Sometimes I think of the “Old Stories,” the people who clapped when they sang to the Lord, the necessity underscoring all that. “We will understand it better by and by….” I want to sit close to those voices, the humble certainty of work, suffering, family, joy. Faith in the future, no matter how far-off the future sits. These old voices cause something in me to rise and stir, choke me up. That feeling of gratitude, sorrow, faith—and, I realize now, grief and joy at the line I spring from through those who have gone on—[all of that] is something I want to invite into my poems.
I packed that journal away and didn’t find it until after Wade in the Water was published, but I think the entry speaks to the wish driving those poems. What I was conscious of thinking about while writing the book was how eerily relevant the histories of slavery and the Civil War feel to the present moment and our seeming inability to adequately bridge the racial divide. Wade in the Water has been a site for exploring America through the lens of history, but it also, more persistently, allowed me to approach, for the first time, questions of universal oneness, which intrigue me greatly.
PART V.
BLVR: What are the risks associated with making work that engages spirituality, and how did you go about facing these challenges?
TKS: Even when my poems are exploring my own sense of belief, I never want them to “preach.” Rather, I want them to conjure a sense of the possible, the mysterious, the felt but not fully grasped. I try to do this by anchoring the poems in the side of the equation where feeling sits, without bothering with the side of the equation that proof or explanation might be said to occupy.

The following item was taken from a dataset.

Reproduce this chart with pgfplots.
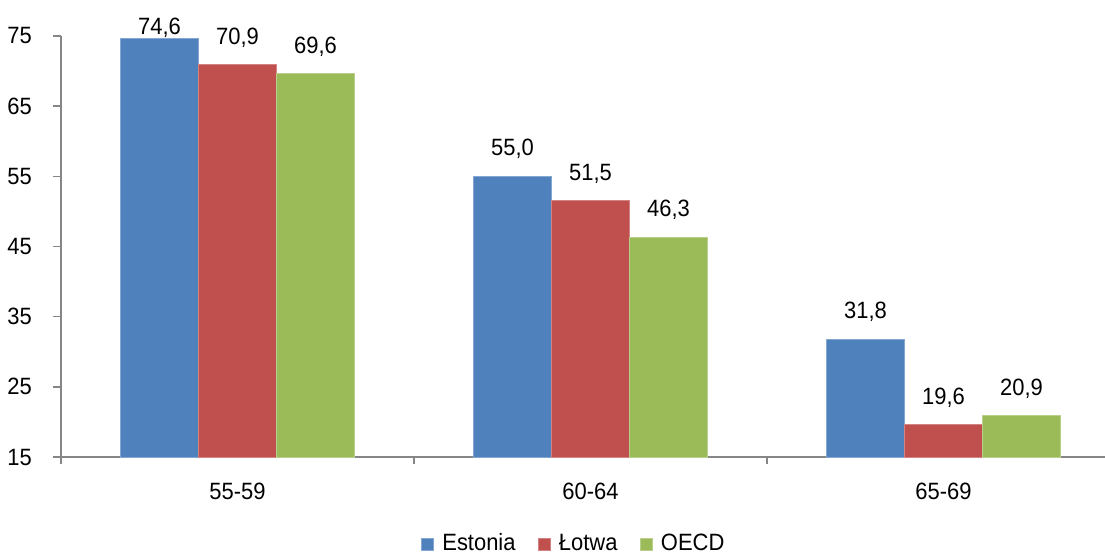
\documentclass[border=0pt]{standalone}
\usepackage{fontspec}
\setmainfont{Liberation Sans}[FakeStretch=0.93]
\usepackage{pgfplots}
\usepackage{pgfplotstable}
\pgfplotsset{compat=1.18}
\definecolor{cEst}{HTML}{4F81BD}
\definecolor{cLat}{HTML}{C0504D}
\definecolor{cOecd}{HTML}{9BBB59}
\definecolor{axgray}{HTML}{868686}

\pgfplotstableread{
x y dy
0 74.6 0.5
1 55.0 8.5
2 31.8 8.5
}\est
\pgfplotstableread{
x y dy
0 70.9 8.5
1 51.5 8.5
2 19.6 8.5
}\lat
\pgfplotstableread{
x y dy
0 69.6 8.5
1 46.3 8.5
2 20.9 8.5
}\oecd

\begin{document}
\fontsize{11.8}{14}\selectfont
\begin{tikzpicture}
\begin{axis}[
  name=ax,
  scale only axis,
  width=522pt, height=210.5pt,
  xmin=-0.5, xmax=2.4575,
  ymin=0, ymax=60,
  y filter/.expression={y-15},
  clip=false,
  axis x line=bottom, axis y line=left,
  axis line style={-, draw=axgray, line width=0.75pt},
  ytick={0,10,20,30,40,50,60},
  yticklabels={15,25,35,45,55,65,75},
  y tick style={draw=axgray, line width=0.75pt},
  major tick length=4pt,
  tick align=outside,
  xtick={0,1,2},
  xticklabels={55-59,60-64,65-69},
  x tick style={draw=none},
  minor xtick={-0.5,0.5,1.5},
  minor x tick style={draw=axgray, line width=0.75pt},
  minor tick length=3.5pt,
  /pgf/number format/assume math mode=true,
  tick label style={font=\fontsize{11.8}{14}\selectfont},
  yticklabel style={anchor=east, xshift=-6.5pt},
  xticklabel style={anchor=north, yshift=-5pt},
  ybar=0pt, bar width=39pt,
  nodes near coords,
  point meta=rawy,
  visualization depends on={\thisrow{dy} \as \dy},
  nodes near coords style={
    /pgf/number format/.cd, fixed, fixed zerofill, precision=1, use comma, assume math mode=true,
    /tikz/.cd, font=\fontsize{11.8}{14}\selectfont, anchor=south, inner sep=0pt, text=black},
  every node near coord/.append style={yshift=\dy},
  legend columns=3,
  legend style={at={(0.492,0)}, anchor=center, yshift=-43.5pt, draw=none, fill=none,
    font=\fontsize{11.8}{14}\selectfont,
    /tikz/every even column/.append style={column sep=9pt}},
  legend image code/.code={\fill[#1] (0pt,-3pt) rectangle (6pt,3pt); \path[draw=none, fill=none] (6pt,0pt) -- (8.5pt,0pt);},
]
\addplot[fill=cEst, draw=cEst!70!white, line width=0.4pt] table[x=x,y=y] {\est};
\addplot[fill=cLat, draw=cLat!70!white, line width=0.4pt] table[x=x,y=y] {\lat};
\addplot[fill=cOecd, draw=cOecd!70!white, line width=0.4pt] table[x=x,y=y] {\oecd};
\legend{Estonia,Łotwa,OECD}
\end{axis}
\pgfresetboundingbox
\path[use as bounding box] ([shift={(-30.5pt,-48.5pt)}]ax.south west) rectangle ([shift={(0pt,18pt)}]ax.north east);
\end{tikzpicture}
\end{document}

BLVR: What’s next for you? Will you be writing prose again? What did writing your memoir, Ordinary Light, mean for your poetry?
TKS: Ordinary Light helped me to see that my medium is, simply, language. That was freeing. I get to apply that medium in the different ways demanded by the material in question. My next project is an opera called Castor and Patience, which I’m writing with composer Gregory Spears. It will premiere at the Cincinnati Opera in 2020. I hope I’ll write more poems, more prose, maybe another libretto as the questions arise. And right now there are so many questions.